Price Waterhouse Cooper’sTop Financial Services Issues of 2018” puts digital transformation at the top of the list. ”But that term means more than new internal technologies being implemented. Digital transformation means modernizing the entire organization to meet the evolving needs of the digital-first consumer. The most successful firms are already finding ways to do this, acquiring new, younger clients in the process.”

What would transformational marketing do for you?

It’s no longer just a topic for conversation or a novelty, it’s an essential business strategy. It’s an innovation that puts you into a little bit of “blue ocean.” It’s a competitive advantage. It’s a driver of your business value.

Transformational marketing changes the direction and rate of change. In your organization, that means transforming you great business into the spectacular.

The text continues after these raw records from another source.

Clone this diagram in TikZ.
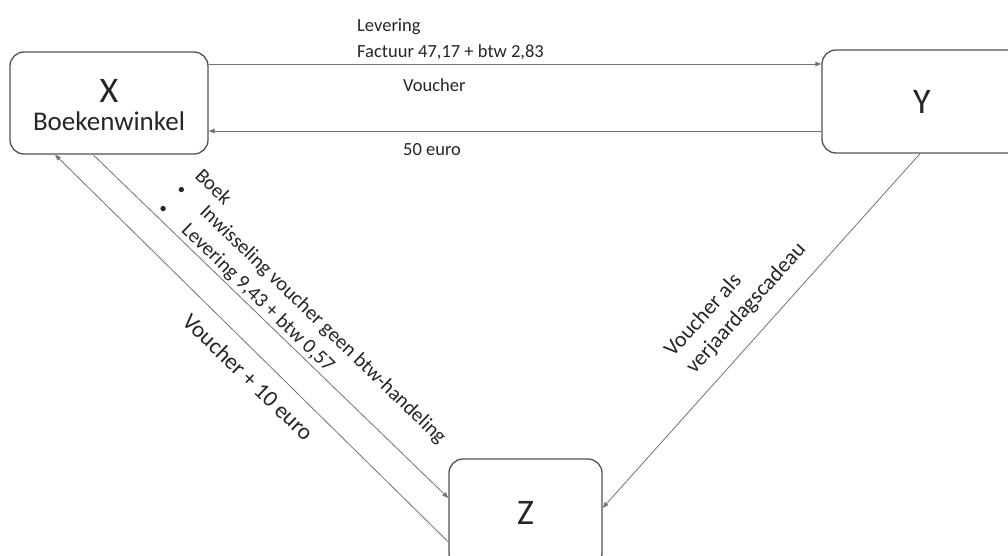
\documentclass[tikz,border=0pt]{standalone}
\usepackage{fontspec}
\setmainfont{Carlito}
\usetikzlibrary{arrows.meta}
\begin{document}
\begin{tikzpicture}[x=1pt,y=-1pt,
  box/.style={draw=black!68,line width=1.3pt,rounded corners=14pt,fill=white,inner sep=0pt,text=black!85},
  conn/.style={draw=black!55,line width=0.8pt,-{Triangle[length=6pt,width=4.5pt]}},
  lbl/.style={inner sep=0pt,text=black!85,font=\fontsize{18.5}{22}\selectfont},
  dlbl/.style={inner sep=0pt,text=black!85,font=\fontsize{20.5}{24}\selectfont,rotate=-44,anchor=base west},
  big/.style={font=\fontsize{36}{36}\selectfont}]
\newcommand{\blt}{\makebox[32pt][l]{\fontsize{15}{15}\selectfont •}}
\useasboundingbox (0,0) rectangle (1008,556);
\clip (0,0) rectangle (1008,556);
\fill[white] (0,0) rectangle (1008,556);
% boxes
\node[box,minimum width=198pt,minimum height=102pt] (X) at (109,103) {};
\node[anchor=base,inner sep=0pt,text=black!85,font=\fontsize{36}{36}\selectfont] (Xt) at ([yshift=0pt]X.center) {X};
\node[anchor=base,inner sep=0pt,text=black!85,font=\fontsize{27}{27}\selectfont] (Xs) at ([yshift=-28pt]X.center) {Boekenwinkel};
\node[box,big,minimum width=200pt,minimum height=103pt] (Y) at (922,101.5) {Y};
\node[box,big,minimum width=153pt,minimum height=108pt] (Z) at (525.5,513) {Z};
% connectors
\draw[conn] ([yshift=39pt]X.east) -- ([yshift=39pt]X.east -| Y.west);
\draw[conn] ([yshift=-28pt]X.east -| Y.west) -- ([yshift=-28pt]X.east);
\draw[conn] ([xshift=-2pt]Y.south) -- ([yshift=5pt]Z.east);
\draw[conn] ([xshift=-16pt]X.south) -- ([yshift=15pt]Z.west);
\draw[conn] ([yshift=-29pt]Z.west) -- ([xshift=-54pt]X.south);
% labels top
\node[lbl,anchor=base west] (l1) at (357,32) {Levering};
\node[lbl,anchor=base west] (l2) at (357,58) {Factuur 47,17 + btw 2,83};
\node[lbl,anchor=base west] (l3) at (403,92) {Voucher};
\node[lbl,anchor=base west] (l4) at (403,156) {50 euro};
% diagonal middle
\node[dlbl] (d1) at (194,177) {Boek};
\node[dlbl] (d2) at (175.8,190.7) {\blt Inwisseling voucher geen btw-handeling};
\node[dlbl] (d3) at (157.5,209.1) {\blt Levering 9,43 + btw 0,57};
% diagonal left
\node[dlbl,font=\fontsize{23}{26}\selectfont] (d4) at (181,323) {Voucher + 10 euro};
% right diagonal
\node[inner sep=0pt,text=black!85,font=\fontsize{22}{26}\selectfont,rotate=48,anchor=base west] (r1) at (673,358) {Voucher als};
\node[inner sep=0pt,text=black!85,font=\fontsize{22}{26}\selectfont,rotate=48,anchor=base west] (r2) at (694.5,374.7) {verjaardagscadeau};
\end{tikzpicture}
\end{document}
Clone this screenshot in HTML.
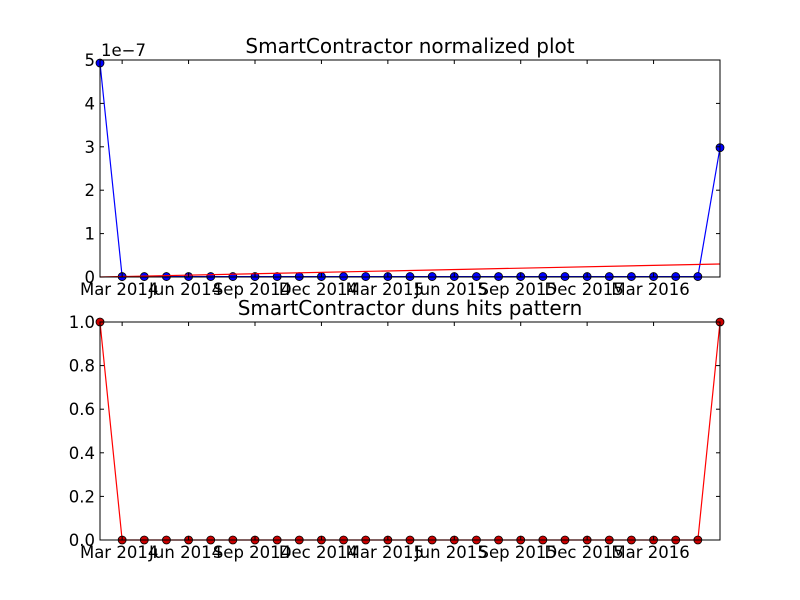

You don’t have to do this alone.

What’s transformational marketing look like? Here’s a sample of what it’s meant for some clients this year as they transition into the “marketing is experience” world:

  1. A brand that resonates. This client repositioned themselves with a powerful new brand that resonated with their target audience’s deepest aspirations. They began reshaping their customer experience to express the brand. How do you when know it resonates? When the conversations the sales team have with prospects are loaded with the language of the brand. They documented double digit increases in growth within these re-engineered units.
  2. A mountain of demand for the brand. This client invested in thought leadership that positioned them as the expert in business planning for their target audience. By deploying a sophisticated demographic and behavioral targeting platform, they were able to move away from the old school linear marketing funnel and into dynamic demand gen model. As the content marketing campaign unfolded and the planning experience expanded, over $10 billion in demand for the brand was expressed by prospects in the first year alone.
  3. A systematic conversion process. Though the client had a tightly managed “bottom of the funnel” process, they we lacking at the awareness and interest levels. By building a behaviorally-driven process and leveraging a new marketing automation infrastructure, opportunities and leads progressed on their pace through the funnel. In 7 months, over $120 million in new opportunities were converted by the client’s sales team as a result of the targeting, content and technology.